• [Directions]
Return the listing below unchanged, minus its pictures.
* Begin *
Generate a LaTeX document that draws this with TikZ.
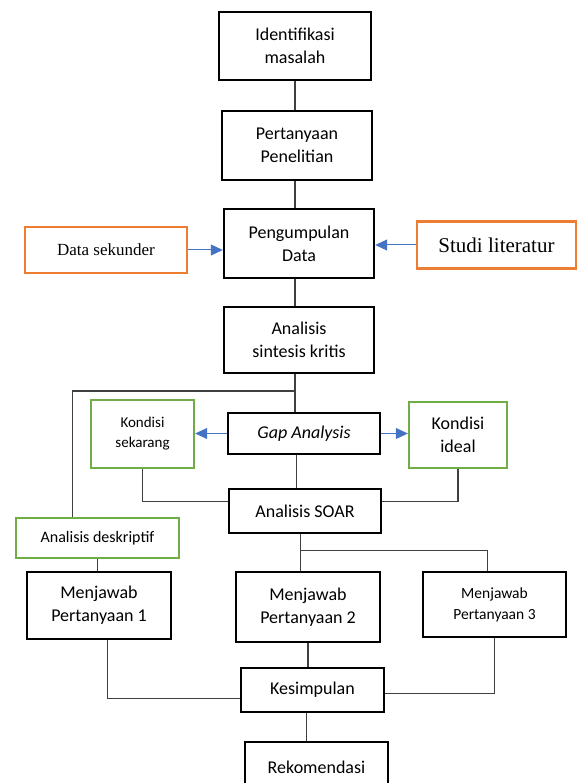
\documentclass[tikz,border=0pt]{standalone}
\usepackage{fontspec}
\setmainfont{Carlito}
\newfontfamily\timesfont{Liberation Serif}
\usetikzlibrary{arrows.meta,calc}
\definecolor{srcOrange}{RGB}{237,125,49}
\definecolor{condGreen}{RGB}{112,173,71}
\definecolor{flowBlue}{RGB}{68,114,196}
\definecolor{linkGray}{RGB}{64,64,64}

\begin{document}
\begin{tikzpicture}[x=1pt,y=-1pt,
  mainbox/.style={draw=black,line width=2.4pt,align=center,inner sep=0pt,font=\fontsize{18}{23}\selectfont},
  srcbox/.style={draw=srcOrange,line width=2.4pt,inner sep=0pt},
  condbox/.style={draw=condGreen,line width=2.4pt,align=center,inner sep=0pt},
  link/.style={draw=linkGray,line width=1.3pt},
  flow/.style={draw=flowBlue,line width=1pt,-{Triangle[length=12pt,width=11pt]}}]

\useasboundingbox (0,0) rectangle (577,783);
\clip (0,0) rectangle (577,783);

% the black process boxes: name/x/y/width/height/text
\foreach \name/\cx/\cy/\w/\h/\txt in {
  idm/295/46/152/68/{Identifikasi\\masalah},
  pp/297/145.5/150/69/{Pertanyaan\\Penelitian},
  pd/299/243.5/150/69/{Pengumpulan\\Data},
  ask/299/340/150/66/{Analisis\\sintesis kritis},
  ga/304/433.5/152/41/{\textit{Gap Analysis}},
  soar/305/511/152/44/{Analisis SOAR},
  mp1/99/605.5/144/67/{Menjawab\\Pertanyaan 1},
  mp2/308/607/144/70/{Menjawab\\Pertanyaan 2},
  kes/312.5/690/143/44/{Kesimpulan},
  rek/316.5/767/143/50/{Rekomendasi}}
  \node[mainbox,minimum width=\w pt,minimum height=\h pt] (\name) at (\cx,\cy) {\txt};

\node[mainbox,minimum width=143pt,minimum height=65pt,font=\fontsize{15.5}{21}\selectfont]
  (mp3) at (494.5,604.5) {Menjawab\\Pertanyaan 3};

% the sources
\node[srcbox,minimum width=162pt,minimum height=46pt,font=\timesfont\fontsize{17}{20}\selectfont]
  (ds) at (106,250) {Data sekunder};
\node[srcbox,minimum width=159pt,minimum height=47pt,font=\timesfont\fontsize{21}{24}\selectfont]
  (sl) at (496.5,245) {Studi literatur};

% the conditions
\node[condbox,minimum width=103pt,minimum height=68pt,font=\fontsize{15}{20}\selectfont]
  (ks) at (142.5,434) {Kondisi\\sekarang};
\node[condbox,minimum width=98pt,minimum height=66pt,font=\fontsize{18}{23}\selectfont]
  (ki) at (458,435) {Kondisi\\ideal};
\node[condbox,minimum width=163pt,minimum height=40pt,font=\fontsize{16}{20}\selectfont]
  (ad) at (97.5,538) {Analisis deskriptif};

% points where the lines leave or join the boxes
\coordinate (split) at ($(ask.south)!0.45!(ask.south |- ga.north)$);
\coordinate (adIn) at ($(ad.north west)!0.35!(ad.north east)$);
\coordinate (gaOut) at ($(ga.south west)!0.45!(ga.south east)$);
\coordinate (soarL) at ($(soar.north west)!0.3!(soar.south west)$);
\coordinate (soarR) at ($(soar.north east)!0.3!(soar.south east)$);
\coordinate (soarOut) at ($(soar.south west)!0.47!(soar.south east)$);
\coordinate (branch) at ($(soarOut)!0.44!(soarOut |- mp2.north)$);
\coordinate (mp3In) at ($(mp3.north west)!0.45!(mp3.north east)$);
\coordinate (mp1Out) at ($(mp1.south west)!0.56!(mp1.south east)$);
\coordinate (kesL) at ($(kes.north west)!0.68!(kes.south west)$);
\coordinate (kesR) at ($(kes.north east)!0.57!(kes.south east)$);
\coordinate (kesOut) at ($(kes.south west)!0.46!(kes.south east)$);

% draw the main line
\draw[link] (idm.south) -- (idm.south |- pp.north);
\draw[link] (idm.south |- pp.south) -- (idm.south |- pd.north);
\draw[link] (idm.south |- pd.south) -- (idm.south |- ask.north);
\draw[link] (idm.south |- ask.south) -- (idm.south |- ga.north);
\draw[link] (idm.south |- split) -| (adIn);
\draw[link] (gaOut) -- (gaOut |- soar.north);
\draw[link] (ks.south) |- (soarL);
\draw[link] (ki.south) |- (soarR);
\draw[link] (soarOut) -- (soarOut |- mp2.north);
\draw[link] (branch) -| (mp3In);
\draw[link] (ad.south) -- (ad.south |- mp1.north);
\draw[link] (mp1Out) |- (kesL);
\draw[link] (mp2.south) -- (mp2.south |- kes.north);
\draw[link] (mp3.south) |- (kesR);
\draw[link] (kesOut) -- (kesOut |- rek.north);

% draw the blue arrows
\draw[flow] (ds.east) -- (ds.east -| pd.west);
\draw[flow] (sl.west) -- (sl.west -| pd.east);
\draw[flow] (ga.west) -- (ga.west -| ks.east);
\draw[flow] (ga.east) -- (ga.east -| ki.west);

\end{tikzpicture}
\end{document}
* End *
• [Solved exercise]
Generate a LaTeX document that draws this with TikZ.
\documentclass[tikz,border=0pt]{standalone}
\usepackage{fontspec}
\setmainfont{Carlito}
\newfontfamily\timesfont{Liberation Serif}
\usetikzlibrary{arrows.meta,calc}
\definecolor{srcOrange}{RGB}{237,125,49}
\definecolor{condGreen}{RGB}{112,173,71}
\definecolor{flowBlue}{RGB}{68,114,196}
\definecolor{linkGray}{RGB}{64,64,64}

\begin{document}
\begin{tikzpicture}[x=1pt,y=-1pt,
  mainbox/.style={draw=black,line width=2.4pt,align=center,inner sep=0pt,font=\fontsize{18}{23}\selectfont},
  srcbox/.style={draw=srcOrange,line width=2.4pt,inner sep=0pt},
  condbox/.style={draw=condGreen,line width=2.4pt,align=center,inner sep=0pt},
  link/.style={draw=linkGray,line width=1.3pt},
  flow/.style={draw=flowBlue,line width=1pt,-{Triangle[length=12pt,width=11pt]}}]

\useasboundingbox (0,0) rectangle (577,783);
\clip (0,0) rectangle (577,783);

% the black process boxes: name/x/y/width/height/text
\foreach \name/\cx/\cy/\w/\h/\txt in {
  idm/295/46/152/68/{Identifikasi\\masalah},
  pp/297/145.5/150/69/{Pertanyaan\\Penelitian},
  pd/299/243.5/150/69/{Pengumpulan\\Data},
  ask/299/340/150/66/{Analisis\\sintesis kritis},
  ga/304/433.5/152/41/{\textit{Gap Analysis}},
  soar/305/511/152/44/{Analisis SOAR},
  mp1/99/605.5/144/67/{Menjawab\\Pertanyaan 1},
  mp2/308/607/144/70/{Menjawab\\Pertanyaan 2},
  kes/312.5/690/143/44/{Kesimpulan},
  rek/316.5/767/143/50/{Rekomendasi}}
  \node[mainbox,minimum width=\w pt,minimum height=\h pt] (\name) at (\cx,\cy) {\txt};

\node[mainbox,minimum width=143pt,minimum height=65pt,font=\fontsize{15.5}{21}\selectfont]
  (mp3) at (494.5,604.5) {Menjawab\\Pertanyaan 3};

% the sources
\node[srcbox,minimum width=162pt,minimum height=46pt,font=\timesfont\fontsize{17}{20}\selectfont]
  (ds) at (106,250) {Data sekunder};
\node[srcbox,minimum width=159pt,minimum height=47pt,font=\timesfont\fontsize{21}{24}\selectfont]
  (sl) at (496.5,245) {Studi literatur};

% the conditions
\node[condbox,minimum width=103pt,minimum height=68pt,font=\fontsize{15}{20}\selectfont]
  (ks) at (142.5,434) {Kondisi\\sekarang};
\node[condbox,minimum width=98pt,minimum height=66pt,font=\fontsize{18}{23}\selectfont]
  (ki) at (458,435) {Kondisi\\ideal};
\node[condbox,minimum width=163pt,minimum height=40pt,font=\fontsize{16}{20}\selectfont]
  (ad) at (97.5,538) {Analisis deskriptif};

% points where the lines leave or join the boxes
\coordinate (split) at ($(ask.south)!0.45!(ask.south |- ga.north)$);
\coordinate (adIn) at ($(ad.north west)!0.35!(ad.north east)$);
\coordinate (gaOut) at ($(ga.south west)!0.45!(ga.south east)$);
\coordinate (soarL) at ($(soar.north west)!0.3!(soar.south west)$);
\coordinate (soarR) at ($(soar.north east)!0.3!(soar.south east)$);
\coordinate (soarOut) at ($(soar.south west)!0.47!(soar.south east)$);
\coordinate (branch) at ($(soarOut)!0.44!(soarOut |- mp2.north)$);
\coordinate (mp3In) at ($(mp3.north west)!0.45!(mp3.north east)$);
\coordinate (mp1Out) at ($(mp1.south west)!0.56!(mp1.south east)$);
\coordinate (kesL) at ($(kes.north west)!0.68!(kes.south west)$);
\coordinate (kesR) at ($(kes.north east)!0.57!(kes.south east)$);
\coordinate (kesOut) at ($(kes.south west)!0.46!(kes.south east)$);

% draw the main line
\draw[link] (idm.south) -- (idm.south |- pp.north);
\draw[link] (idm.south |- pp.south) -- (idm.south |- pd.north);
\draw[link] (idm.south |- pd.south) -- (idm.south |- ask.north);
\draw[link] (idm.south |- ask.south) -- (idm.south |- ga.north);
\draw[link] (idm.south |- split) -| (adIn);
\draw[link] (gaOut) -- (gaOut |- soar.north);
\draw[link] (ks.south) |- (soarL);
\draw[link] (ki.south) |- (soarR);
\draw[link] (soarOut) -- (soarOut |- mp2.north);
\draw[link] (branch) -| (mp3In);
\draw[link] (ad.south) -- (ad.south |- mp1.north);
\draw[link] (mp1Out) |- (kesL);
\draw[link] (mp2.south) -- (mp2.south |- kes.north);
\draw[link] (mp3.south) |- (kesR);
\draw[link] (kesOut) -- (kesOut |- rek.north);

% draw the blue arrows
\draw[flow] (ds.east) -- (ds.east -| pd.west);
\draw[flow] (sl.west) -- (sl.west -| pd.east);
\draw[flow] (ga.west) -- (ga.west -| ks.east);
\draw[flow] (ga.east) -- (ga.east -| ki.west);

\end{tikzpicture}
\end{document}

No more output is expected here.